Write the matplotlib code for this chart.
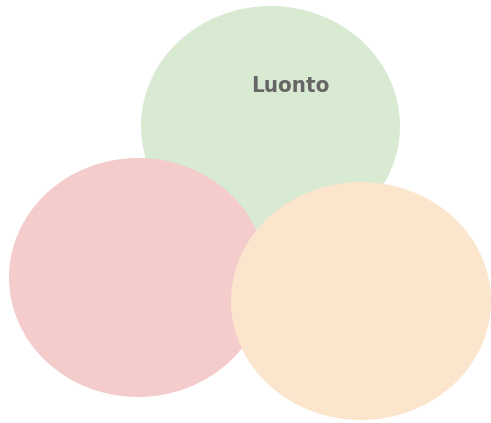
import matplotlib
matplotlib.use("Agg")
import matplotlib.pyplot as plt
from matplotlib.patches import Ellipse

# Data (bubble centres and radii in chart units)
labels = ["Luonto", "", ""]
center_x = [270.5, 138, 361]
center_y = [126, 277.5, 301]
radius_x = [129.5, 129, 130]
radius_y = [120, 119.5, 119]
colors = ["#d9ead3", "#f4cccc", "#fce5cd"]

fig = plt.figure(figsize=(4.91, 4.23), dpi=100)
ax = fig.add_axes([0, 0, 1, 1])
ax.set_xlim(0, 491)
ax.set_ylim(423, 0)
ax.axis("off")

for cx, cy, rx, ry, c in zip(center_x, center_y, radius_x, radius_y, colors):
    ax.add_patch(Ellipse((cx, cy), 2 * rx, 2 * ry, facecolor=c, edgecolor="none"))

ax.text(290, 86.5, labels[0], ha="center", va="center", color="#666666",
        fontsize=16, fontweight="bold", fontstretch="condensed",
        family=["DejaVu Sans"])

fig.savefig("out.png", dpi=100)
──────
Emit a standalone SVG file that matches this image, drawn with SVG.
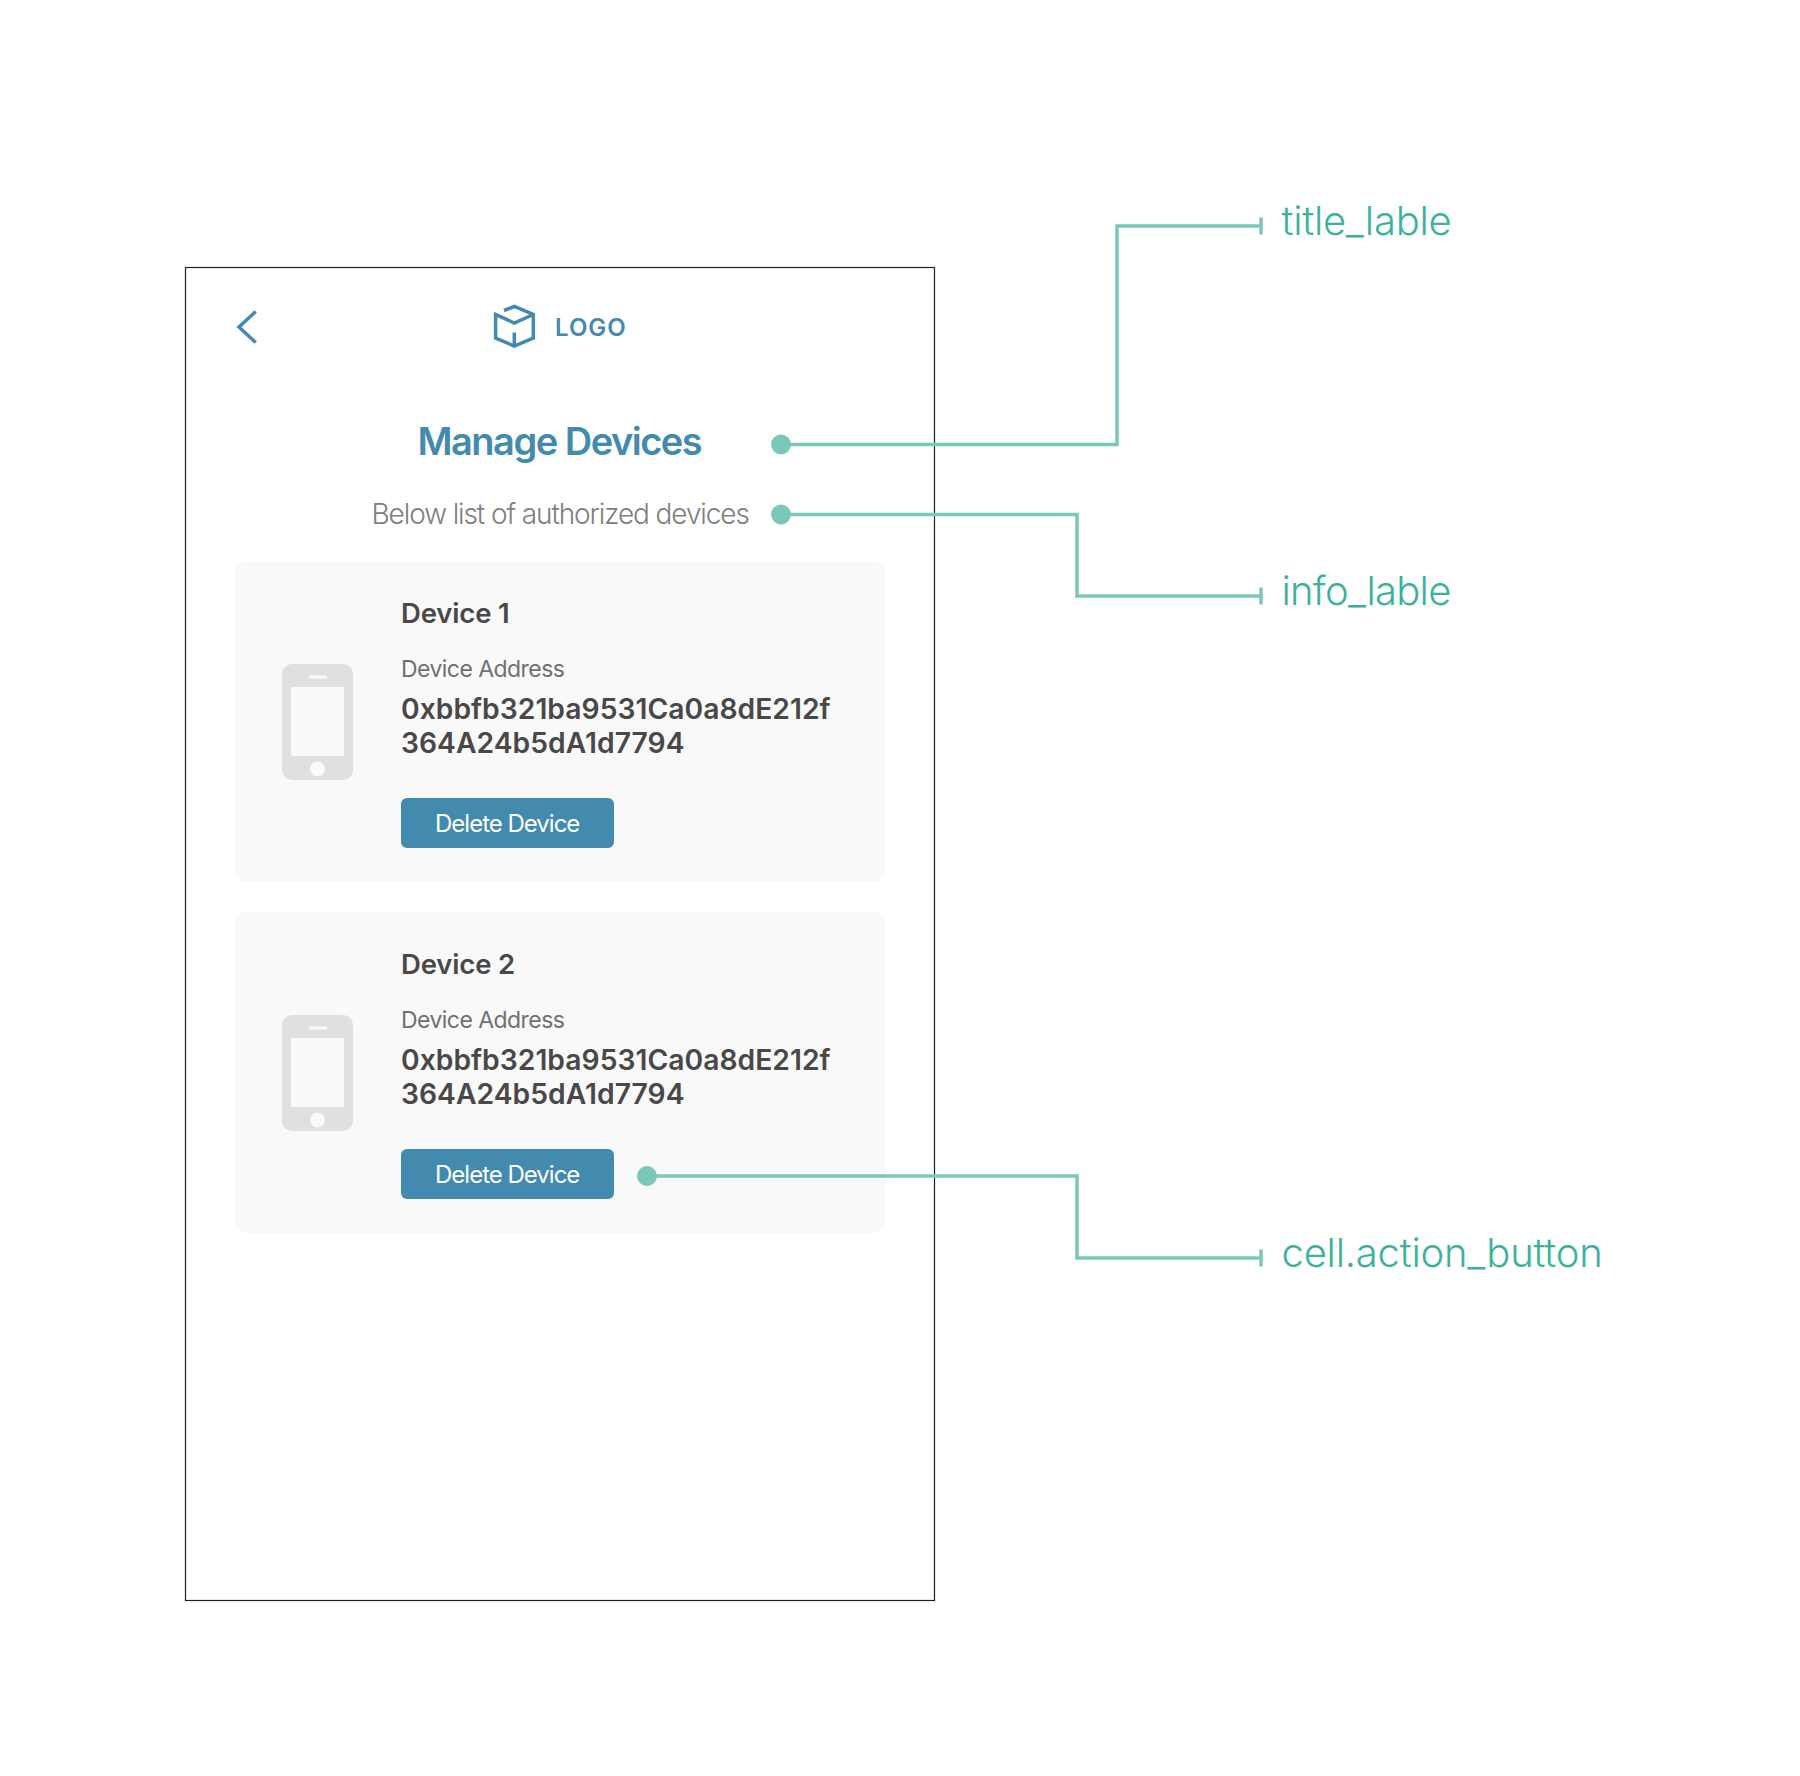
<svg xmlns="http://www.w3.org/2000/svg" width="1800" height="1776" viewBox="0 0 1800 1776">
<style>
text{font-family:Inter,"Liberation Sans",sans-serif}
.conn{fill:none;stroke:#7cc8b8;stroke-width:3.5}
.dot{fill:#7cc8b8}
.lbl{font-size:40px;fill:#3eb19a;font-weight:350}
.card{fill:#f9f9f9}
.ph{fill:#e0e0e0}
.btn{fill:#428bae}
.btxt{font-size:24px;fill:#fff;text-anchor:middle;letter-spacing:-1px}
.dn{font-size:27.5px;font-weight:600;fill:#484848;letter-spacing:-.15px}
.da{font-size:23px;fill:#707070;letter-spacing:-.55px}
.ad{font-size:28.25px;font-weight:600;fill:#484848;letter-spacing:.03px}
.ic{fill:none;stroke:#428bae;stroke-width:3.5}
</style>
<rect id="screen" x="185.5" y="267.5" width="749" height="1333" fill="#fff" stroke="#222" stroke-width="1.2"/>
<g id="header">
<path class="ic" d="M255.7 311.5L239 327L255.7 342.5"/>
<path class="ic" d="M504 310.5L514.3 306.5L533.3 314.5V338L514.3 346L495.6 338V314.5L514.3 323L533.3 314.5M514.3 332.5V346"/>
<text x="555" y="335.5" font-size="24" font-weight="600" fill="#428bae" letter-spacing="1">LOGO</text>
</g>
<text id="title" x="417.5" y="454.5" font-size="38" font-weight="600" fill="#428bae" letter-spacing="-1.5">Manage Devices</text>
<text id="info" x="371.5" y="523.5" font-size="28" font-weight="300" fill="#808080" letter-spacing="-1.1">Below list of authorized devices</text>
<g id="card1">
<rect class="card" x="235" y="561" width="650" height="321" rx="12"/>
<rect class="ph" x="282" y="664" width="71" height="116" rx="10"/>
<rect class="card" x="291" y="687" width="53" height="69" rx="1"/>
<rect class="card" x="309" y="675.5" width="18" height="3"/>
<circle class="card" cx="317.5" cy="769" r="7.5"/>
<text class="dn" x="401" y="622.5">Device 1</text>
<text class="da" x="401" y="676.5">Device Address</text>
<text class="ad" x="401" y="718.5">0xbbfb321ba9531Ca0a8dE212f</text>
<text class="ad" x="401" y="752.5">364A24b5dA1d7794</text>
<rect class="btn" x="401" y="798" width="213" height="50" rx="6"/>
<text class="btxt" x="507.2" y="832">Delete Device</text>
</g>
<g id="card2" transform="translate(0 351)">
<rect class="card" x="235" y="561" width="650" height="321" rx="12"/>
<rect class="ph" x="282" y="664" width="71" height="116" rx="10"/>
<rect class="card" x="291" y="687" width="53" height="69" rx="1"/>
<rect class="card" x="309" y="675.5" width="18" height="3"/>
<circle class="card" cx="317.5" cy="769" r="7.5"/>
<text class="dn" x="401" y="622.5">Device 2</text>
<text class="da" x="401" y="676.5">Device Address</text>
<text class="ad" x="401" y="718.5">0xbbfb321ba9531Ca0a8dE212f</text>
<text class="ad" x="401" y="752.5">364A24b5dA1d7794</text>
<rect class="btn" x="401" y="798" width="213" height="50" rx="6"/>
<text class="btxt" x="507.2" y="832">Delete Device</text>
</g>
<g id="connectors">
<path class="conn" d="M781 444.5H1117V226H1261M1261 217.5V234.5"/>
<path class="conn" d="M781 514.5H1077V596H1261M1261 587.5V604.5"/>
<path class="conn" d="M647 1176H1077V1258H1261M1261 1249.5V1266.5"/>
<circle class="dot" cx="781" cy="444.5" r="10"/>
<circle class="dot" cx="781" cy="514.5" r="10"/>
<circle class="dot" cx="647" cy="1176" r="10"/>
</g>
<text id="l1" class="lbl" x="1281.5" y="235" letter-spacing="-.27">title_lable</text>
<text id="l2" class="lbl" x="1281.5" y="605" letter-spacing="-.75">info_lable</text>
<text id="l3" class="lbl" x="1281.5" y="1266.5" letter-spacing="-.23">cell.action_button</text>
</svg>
──────
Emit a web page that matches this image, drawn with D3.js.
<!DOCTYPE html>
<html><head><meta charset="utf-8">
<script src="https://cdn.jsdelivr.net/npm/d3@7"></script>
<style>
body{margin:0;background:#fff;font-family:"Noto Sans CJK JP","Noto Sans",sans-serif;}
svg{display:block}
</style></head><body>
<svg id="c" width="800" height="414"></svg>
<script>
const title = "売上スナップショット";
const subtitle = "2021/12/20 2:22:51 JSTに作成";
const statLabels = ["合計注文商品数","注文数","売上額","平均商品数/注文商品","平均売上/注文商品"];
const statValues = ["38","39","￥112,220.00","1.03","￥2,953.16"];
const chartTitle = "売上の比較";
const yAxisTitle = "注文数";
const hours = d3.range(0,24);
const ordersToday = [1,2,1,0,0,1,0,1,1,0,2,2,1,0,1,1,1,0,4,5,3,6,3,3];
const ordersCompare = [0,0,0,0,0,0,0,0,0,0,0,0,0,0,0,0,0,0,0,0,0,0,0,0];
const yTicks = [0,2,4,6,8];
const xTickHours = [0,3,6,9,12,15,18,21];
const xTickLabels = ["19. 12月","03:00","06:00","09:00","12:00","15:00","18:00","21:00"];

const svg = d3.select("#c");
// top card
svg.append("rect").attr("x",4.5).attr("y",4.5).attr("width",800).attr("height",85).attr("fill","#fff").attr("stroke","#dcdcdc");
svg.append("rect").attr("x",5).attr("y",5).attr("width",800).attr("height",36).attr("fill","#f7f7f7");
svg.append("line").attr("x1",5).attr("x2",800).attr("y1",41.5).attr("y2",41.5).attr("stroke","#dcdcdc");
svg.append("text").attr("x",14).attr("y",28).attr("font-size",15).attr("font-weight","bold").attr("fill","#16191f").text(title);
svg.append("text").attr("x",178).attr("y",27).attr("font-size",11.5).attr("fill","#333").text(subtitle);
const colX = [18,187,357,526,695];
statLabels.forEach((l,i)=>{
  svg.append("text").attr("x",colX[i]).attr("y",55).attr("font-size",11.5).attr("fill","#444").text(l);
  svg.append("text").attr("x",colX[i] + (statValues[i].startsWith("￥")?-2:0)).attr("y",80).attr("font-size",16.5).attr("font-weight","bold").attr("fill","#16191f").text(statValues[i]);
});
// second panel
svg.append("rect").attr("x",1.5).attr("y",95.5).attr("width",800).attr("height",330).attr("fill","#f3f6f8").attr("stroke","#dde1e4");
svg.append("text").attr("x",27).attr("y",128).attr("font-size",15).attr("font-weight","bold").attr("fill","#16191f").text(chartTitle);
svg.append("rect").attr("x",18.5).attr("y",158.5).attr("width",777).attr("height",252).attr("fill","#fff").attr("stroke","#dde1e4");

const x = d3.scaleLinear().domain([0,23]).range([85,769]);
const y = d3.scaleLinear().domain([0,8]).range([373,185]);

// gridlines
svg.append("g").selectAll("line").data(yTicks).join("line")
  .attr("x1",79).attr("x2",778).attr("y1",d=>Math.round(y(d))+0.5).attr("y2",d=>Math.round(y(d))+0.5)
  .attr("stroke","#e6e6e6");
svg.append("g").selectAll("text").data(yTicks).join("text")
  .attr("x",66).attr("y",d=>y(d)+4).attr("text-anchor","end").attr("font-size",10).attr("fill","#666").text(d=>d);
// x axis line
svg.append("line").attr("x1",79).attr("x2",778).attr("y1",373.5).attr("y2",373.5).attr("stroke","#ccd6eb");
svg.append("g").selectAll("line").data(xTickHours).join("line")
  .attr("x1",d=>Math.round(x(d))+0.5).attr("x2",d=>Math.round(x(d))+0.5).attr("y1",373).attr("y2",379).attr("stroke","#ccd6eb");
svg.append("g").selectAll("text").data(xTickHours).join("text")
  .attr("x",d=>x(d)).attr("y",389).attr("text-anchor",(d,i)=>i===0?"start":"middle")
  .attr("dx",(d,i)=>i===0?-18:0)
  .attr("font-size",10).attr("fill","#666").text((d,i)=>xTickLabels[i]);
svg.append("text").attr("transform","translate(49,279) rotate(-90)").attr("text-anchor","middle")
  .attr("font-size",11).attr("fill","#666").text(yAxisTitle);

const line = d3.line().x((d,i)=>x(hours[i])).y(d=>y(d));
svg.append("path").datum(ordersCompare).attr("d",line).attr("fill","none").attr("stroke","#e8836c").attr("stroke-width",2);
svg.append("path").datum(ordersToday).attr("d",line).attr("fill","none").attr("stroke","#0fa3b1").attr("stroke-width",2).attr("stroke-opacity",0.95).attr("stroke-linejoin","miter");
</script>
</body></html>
──────
## Set task
Find each line holding "that". Copy it out.

## Correct answer
Emit a standalone SVG file that matches this image, drawn with SVG.
Emit a web page that matches this image, drawn with D3.js.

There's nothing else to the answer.